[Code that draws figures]
· · · · ·
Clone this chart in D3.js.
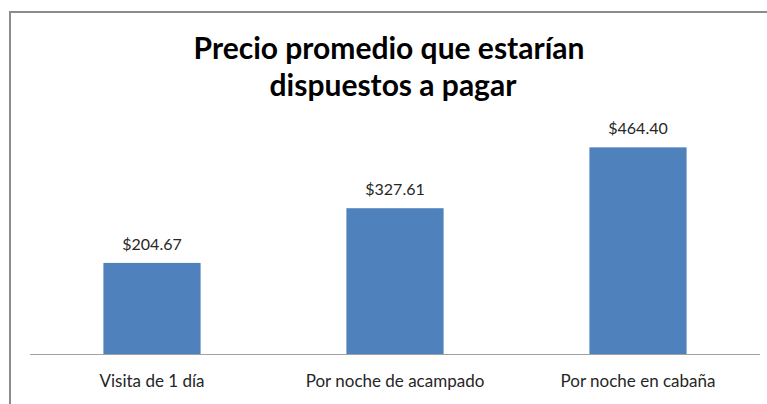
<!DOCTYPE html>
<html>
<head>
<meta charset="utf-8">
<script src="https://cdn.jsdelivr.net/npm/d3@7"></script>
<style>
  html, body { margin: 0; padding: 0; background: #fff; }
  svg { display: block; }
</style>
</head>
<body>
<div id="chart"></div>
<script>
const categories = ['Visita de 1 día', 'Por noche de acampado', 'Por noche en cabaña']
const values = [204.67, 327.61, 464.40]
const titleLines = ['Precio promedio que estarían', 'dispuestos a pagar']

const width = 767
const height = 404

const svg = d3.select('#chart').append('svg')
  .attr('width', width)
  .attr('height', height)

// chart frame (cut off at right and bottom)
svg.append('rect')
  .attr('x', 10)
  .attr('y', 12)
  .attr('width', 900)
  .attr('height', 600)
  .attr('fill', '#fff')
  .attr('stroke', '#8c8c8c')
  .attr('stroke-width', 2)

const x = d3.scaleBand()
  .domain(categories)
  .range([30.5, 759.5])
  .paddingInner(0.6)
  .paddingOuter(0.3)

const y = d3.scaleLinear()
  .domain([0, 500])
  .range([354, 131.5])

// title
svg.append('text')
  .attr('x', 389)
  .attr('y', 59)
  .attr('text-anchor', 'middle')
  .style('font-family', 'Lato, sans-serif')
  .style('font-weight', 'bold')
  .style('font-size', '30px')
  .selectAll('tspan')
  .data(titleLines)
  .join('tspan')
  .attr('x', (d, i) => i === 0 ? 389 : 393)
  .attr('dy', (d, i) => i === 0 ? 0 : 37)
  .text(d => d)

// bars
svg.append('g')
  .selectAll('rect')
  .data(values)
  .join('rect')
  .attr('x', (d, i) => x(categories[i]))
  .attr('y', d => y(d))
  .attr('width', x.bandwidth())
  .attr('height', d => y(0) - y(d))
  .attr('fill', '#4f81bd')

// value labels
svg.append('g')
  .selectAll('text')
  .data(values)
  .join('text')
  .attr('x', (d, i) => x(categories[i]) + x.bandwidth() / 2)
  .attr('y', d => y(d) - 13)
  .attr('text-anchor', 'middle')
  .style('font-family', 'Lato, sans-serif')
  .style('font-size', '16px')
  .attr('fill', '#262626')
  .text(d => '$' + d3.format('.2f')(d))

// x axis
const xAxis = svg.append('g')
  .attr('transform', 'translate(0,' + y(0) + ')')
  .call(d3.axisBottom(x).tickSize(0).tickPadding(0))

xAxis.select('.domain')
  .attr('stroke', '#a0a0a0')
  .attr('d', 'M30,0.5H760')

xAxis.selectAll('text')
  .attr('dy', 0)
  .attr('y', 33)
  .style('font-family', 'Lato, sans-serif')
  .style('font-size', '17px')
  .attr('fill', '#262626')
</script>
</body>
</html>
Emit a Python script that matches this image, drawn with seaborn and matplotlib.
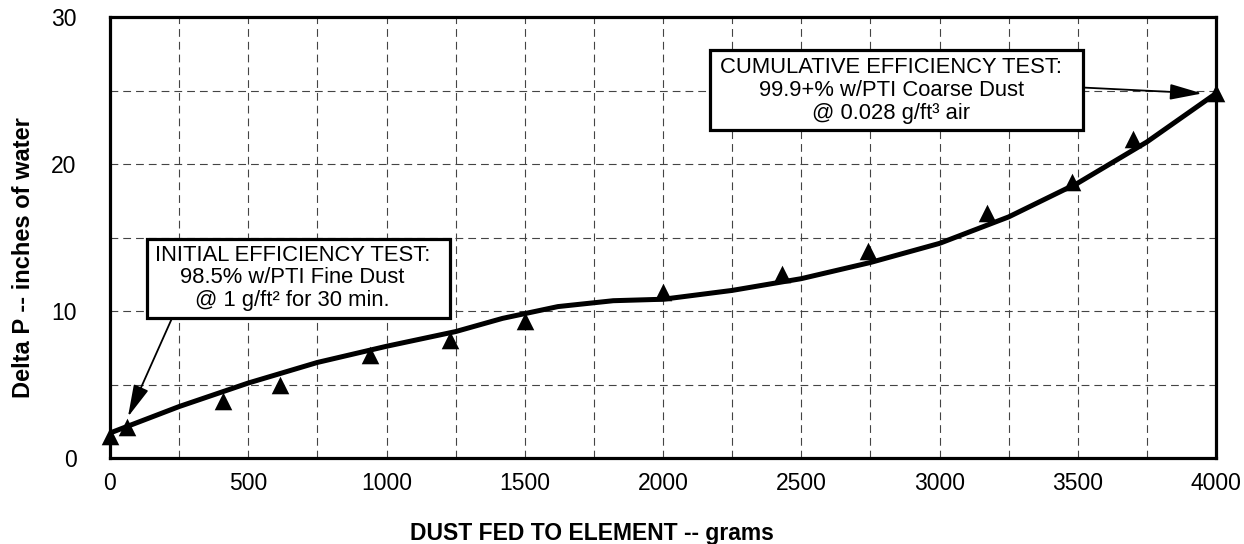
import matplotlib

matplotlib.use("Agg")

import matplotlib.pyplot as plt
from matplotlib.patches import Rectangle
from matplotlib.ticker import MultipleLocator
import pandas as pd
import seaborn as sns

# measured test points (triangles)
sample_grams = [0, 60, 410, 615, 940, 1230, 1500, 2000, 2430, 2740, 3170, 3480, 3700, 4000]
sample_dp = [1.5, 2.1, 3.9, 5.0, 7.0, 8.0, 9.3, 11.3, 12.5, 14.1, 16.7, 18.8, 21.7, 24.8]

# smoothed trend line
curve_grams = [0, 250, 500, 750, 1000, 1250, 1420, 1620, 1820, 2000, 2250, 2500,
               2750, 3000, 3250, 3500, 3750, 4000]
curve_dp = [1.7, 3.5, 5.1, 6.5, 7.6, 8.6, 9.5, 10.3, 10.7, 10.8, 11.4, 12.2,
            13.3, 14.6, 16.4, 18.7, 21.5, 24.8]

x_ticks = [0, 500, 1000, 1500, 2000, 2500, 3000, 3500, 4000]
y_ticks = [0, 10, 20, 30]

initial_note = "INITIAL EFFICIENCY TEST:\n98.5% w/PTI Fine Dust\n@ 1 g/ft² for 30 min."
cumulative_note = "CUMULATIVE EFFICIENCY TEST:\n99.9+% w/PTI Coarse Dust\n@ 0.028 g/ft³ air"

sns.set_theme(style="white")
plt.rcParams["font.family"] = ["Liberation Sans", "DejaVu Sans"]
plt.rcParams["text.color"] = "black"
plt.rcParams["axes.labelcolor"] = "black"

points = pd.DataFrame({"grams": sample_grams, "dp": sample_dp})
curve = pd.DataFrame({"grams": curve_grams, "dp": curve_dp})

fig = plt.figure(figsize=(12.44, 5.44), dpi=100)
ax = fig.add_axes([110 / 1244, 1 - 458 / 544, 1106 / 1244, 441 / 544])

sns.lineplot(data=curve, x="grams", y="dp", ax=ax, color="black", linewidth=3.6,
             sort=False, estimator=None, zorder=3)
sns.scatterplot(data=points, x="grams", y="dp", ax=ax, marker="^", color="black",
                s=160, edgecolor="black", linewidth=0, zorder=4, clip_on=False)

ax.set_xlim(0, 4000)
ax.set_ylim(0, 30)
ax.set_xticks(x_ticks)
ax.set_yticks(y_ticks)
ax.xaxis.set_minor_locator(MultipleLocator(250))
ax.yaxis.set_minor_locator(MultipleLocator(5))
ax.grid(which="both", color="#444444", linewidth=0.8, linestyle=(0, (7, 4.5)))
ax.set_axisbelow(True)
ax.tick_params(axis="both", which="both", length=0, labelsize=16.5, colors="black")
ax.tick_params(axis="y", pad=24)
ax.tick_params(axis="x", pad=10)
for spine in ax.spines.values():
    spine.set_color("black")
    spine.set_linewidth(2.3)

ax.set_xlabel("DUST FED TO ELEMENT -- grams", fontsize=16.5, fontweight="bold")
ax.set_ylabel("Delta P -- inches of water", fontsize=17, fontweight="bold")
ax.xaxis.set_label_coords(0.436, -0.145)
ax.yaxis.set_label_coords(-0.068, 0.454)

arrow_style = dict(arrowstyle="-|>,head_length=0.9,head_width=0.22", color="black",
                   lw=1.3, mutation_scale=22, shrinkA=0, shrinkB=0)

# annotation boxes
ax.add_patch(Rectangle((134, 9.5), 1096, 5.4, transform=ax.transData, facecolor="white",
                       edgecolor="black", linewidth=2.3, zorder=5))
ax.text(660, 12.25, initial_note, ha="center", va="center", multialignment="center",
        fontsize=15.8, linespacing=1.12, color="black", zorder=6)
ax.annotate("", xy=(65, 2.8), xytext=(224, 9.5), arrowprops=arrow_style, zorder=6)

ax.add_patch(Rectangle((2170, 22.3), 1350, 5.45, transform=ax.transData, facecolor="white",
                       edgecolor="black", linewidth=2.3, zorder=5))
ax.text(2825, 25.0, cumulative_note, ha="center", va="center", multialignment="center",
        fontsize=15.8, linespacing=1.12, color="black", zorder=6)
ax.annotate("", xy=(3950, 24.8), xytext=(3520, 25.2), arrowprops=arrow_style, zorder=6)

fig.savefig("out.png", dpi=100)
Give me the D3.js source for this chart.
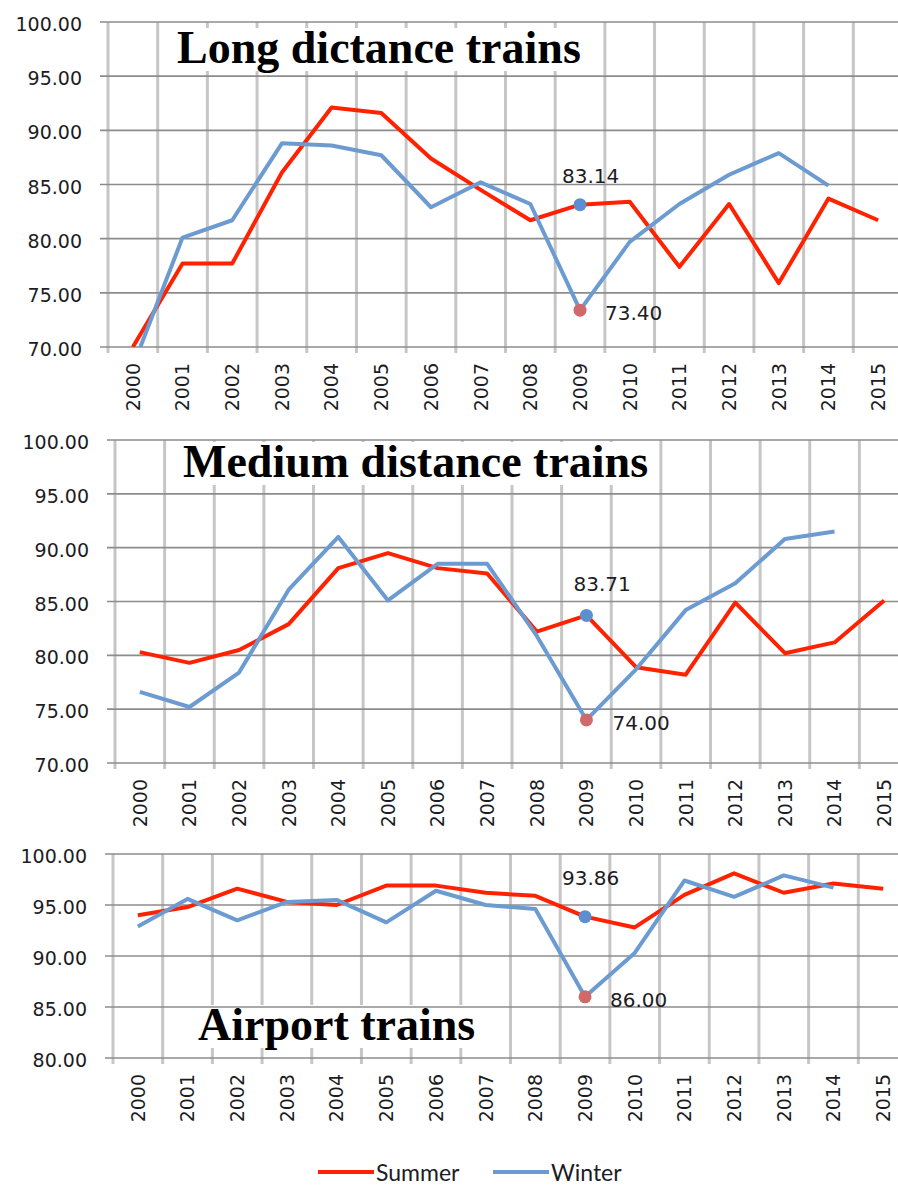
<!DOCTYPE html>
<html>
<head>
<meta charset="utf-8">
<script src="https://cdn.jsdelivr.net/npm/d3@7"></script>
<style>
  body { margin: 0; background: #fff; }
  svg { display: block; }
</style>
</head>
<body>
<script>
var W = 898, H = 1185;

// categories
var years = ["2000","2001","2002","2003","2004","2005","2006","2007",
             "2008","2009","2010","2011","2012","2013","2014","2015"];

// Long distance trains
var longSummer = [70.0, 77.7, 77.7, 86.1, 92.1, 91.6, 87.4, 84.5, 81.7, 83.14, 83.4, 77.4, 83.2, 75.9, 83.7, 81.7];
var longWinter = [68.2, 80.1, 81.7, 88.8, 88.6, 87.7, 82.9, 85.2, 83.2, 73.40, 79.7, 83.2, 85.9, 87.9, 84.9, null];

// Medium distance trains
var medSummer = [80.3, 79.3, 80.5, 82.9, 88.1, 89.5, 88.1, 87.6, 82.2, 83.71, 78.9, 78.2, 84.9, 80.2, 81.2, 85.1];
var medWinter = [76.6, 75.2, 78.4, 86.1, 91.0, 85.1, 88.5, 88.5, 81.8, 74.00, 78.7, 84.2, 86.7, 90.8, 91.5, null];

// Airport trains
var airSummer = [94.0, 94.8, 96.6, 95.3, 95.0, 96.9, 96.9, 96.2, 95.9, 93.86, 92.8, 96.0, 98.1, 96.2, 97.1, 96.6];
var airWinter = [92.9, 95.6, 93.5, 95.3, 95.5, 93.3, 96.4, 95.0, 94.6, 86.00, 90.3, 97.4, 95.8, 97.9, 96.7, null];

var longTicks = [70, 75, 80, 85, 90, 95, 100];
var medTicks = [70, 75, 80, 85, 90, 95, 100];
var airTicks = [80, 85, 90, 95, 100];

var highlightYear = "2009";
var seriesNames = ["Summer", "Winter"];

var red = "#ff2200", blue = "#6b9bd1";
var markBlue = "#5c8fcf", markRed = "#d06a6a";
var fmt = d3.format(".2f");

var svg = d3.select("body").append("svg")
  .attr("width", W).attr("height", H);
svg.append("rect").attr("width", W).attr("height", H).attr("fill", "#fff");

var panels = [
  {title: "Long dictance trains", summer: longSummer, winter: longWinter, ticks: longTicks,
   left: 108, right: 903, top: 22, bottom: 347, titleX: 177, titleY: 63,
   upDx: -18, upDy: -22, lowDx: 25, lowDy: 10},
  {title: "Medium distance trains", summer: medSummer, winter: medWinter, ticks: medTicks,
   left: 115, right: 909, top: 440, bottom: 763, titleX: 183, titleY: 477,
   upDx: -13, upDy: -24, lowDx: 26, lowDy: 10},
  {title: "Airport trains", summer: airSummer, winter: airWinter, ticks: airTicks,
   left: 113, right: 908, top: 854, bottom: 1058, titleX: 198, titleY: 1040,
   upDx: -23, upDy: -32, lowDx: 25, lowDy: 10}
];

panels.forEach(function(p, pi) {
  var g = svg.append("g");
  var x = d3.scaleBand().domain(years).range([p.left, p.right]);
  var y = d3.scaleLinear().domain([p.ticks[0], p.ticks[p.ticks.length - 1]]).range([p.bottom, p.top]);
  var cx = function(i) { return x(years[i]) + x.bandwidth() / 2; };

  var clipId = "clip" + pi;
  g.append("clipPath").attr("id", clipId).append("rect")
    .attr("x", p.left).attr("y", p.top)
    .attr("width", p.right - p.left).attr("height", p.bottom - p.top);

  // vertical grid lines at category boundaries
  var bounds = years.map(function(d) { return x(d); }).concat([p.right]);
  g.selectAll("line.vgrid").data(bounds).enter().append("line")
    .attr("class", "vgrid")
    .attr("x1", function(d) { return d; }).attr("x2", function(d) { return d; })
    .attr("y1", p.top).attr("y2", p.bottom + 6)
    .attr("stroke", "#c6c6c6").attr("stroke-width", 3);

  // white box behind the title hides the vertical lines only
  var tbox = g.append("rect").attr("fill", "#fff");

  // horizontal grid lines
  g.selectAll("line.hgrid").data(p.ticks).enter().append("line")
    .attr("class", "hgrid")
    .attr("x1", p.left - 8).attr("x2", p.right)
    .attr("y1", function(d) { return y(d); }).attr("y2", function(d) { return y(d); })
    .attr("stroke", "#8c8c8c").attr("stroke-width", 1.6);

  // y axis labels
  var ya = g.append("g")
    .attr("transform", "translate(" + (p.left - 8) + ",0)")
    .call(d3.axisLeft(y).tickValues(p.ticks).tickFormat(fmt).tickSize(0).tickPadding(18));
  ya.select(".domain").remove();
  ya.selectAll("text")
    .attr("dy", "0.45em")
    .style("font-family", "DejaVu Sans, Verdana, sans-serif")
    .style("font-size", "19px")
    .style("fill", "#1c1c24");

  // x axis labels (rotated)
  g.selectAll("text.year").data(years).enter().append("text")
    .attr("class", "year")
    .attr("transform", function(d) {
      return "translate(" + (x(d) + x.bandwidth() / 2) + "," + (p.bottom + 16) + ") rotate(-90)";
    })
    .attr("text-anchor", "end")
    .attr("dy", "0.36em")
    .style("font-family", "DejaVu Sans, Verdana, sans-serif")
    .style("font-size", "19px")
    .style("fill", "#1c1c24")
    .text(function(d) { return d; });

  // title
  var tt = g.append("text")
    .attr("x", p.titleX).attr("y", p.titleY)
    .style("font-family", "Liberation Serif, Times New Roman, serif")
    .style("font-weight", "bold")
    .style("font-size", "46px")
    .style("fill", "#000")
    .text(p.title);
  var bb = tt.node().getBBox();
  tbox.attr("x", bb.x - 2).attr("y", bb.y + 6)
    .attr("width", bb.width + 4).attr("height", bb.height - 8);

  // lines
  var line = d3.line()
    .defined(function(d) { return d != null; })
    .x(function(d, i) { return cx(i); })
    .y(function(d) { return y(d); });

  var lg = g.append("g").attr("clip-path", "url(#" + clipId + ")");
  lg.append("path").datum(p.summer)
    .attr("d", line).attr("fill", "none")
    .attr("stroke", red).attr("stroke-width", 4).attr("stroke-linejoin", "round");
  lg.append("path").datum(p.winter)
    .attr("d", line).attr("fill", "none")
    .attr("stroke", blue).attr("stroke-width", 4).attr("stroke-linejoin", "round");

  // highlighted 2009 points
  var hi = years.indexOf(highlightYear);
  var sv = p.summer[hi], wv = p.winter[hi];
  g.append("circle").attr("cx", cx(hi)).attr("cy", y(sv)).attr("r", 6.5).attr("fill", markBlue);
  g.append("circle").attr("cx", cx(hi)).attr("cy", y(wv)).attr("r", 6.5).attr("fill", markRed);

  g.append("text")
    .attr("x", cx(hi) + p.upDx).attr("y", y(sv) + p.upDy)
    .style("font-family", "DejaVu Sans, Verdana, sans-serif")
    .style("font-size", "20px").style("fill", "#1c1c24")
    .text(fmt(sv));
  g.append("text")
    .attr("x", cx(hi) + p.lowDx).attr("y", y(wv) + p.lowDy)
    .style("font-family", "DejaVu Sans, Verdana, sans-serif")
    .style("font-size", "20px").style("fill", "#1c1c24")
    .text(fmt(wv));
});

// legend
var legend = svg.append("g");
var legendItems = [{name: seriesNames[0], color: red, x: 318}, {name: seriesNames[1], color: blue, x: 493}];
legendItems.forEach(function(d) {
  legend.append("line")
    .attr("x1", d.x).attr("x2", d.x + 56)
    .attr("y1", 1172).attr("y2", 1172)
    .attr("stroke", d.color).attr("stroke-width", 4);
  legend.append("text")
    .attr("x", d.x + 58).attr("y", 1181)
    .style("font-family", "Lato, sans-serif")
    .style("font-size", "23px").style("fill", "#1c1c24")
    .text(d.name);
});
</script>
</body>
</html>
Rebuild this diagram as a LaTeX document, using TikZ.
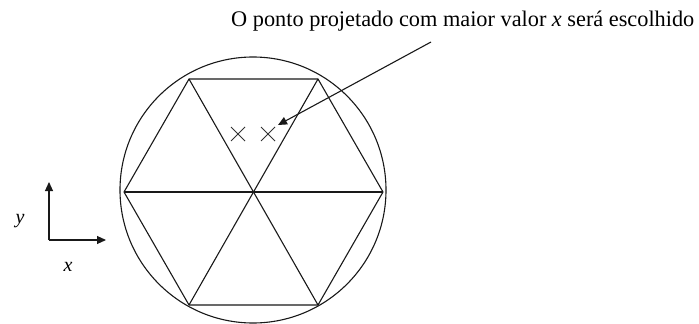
· · · · ·
*Task objective*. Leave the pictures out, then copy word for word only the lines from the one containing "Emit a Python" through the one containing "linewidth=0, zorder=4, clip_on=False)", both included.

*Answer for this exercise*.
Emit a Python script that matches this image, drawn with seaborn and matplotlib.
import matplotlib

matplotlib.use("Agg")

import matplotlib.pyplot as plt
from matplotlib.patches import Rectangle
from matplotlib.ticker import MultipleLocator
import pandas as pd
import seaborn as sns

# measured test points (triangles)
sample_grams = [0, 60, 410, 615, 940, 1230, 1500, 2000, 2430, 2740, 3170, 3480, 3700, 4000]
sample_dp = [1.5, 2.1, 3.9, 5.0, 7.0, 8.0, 9.3, 11.3, 12.5, 14.1, 16.7, 18.8, 21.7, 24.8]

# smoothed trend line
curve_grams = [0, 250, 500, 750, 1000, 1250, 1420, 1620, 1820, 2000, 2250, 2500,
               2750, 3000, 3250, 3500, 3750, 4000]
curve_dp = [1.7, 3.5, 5.1, 6.5, 7.6, 8.6, 9.5, 10.3, 10.7, 10.8, 11.4, 12.2,
            13.3, 14.6, 16.4, 18.7, 21.5, 24.8]

x_ticks = [0, 500, 1000, 1500, 2000, 2500, 3000, 3500, 4000]
y_ticks = [0, 10, 20, 30]

initial_note = "INITIAL EFFICIENCY TEST:\n98.5% w/PTI Fine Dust\n@ 1 g/ft² for 30 min."
cumulative_note = "CUMULATIVE EFFICIENCY TEST:\n99.9+% w/PTI Coarse Dust\n@ 0.028 g/ft³ air"

sns.set_theme(style="white")
plt.rcParams["font.family"] = ["Liberation Sans", "DejaVu Sans"]
plt.rcParams["text.color"] = "black"
plt.rcParams["axes.labelcolor"] = "black"

points = pd.DataFrame({"grams": sample_grams, "dp": sample_dp})
curve = pd.DataFrame({"grams": curve_grams, "dp": curve_dp})

fig = plt.figure(figsize=(12.44, 5.44), dpi=100)
ax = fig.add_axes([110 / 1244, 1 - 458 / 544, 1106 / 1244, 441 / 544])

sns.lineplot(data=curve, x="grams", y="dp", ax=ax, color="black", linewidth=3.6,
             sort=False, estimator=None, zorder=3)
sns.scatterplot(data=points, x="grams", y="dp", ax=ax, marker="^", color="black",
                s=160, edgecolor="black", linewidth=0, zorder=4, clip_on=False)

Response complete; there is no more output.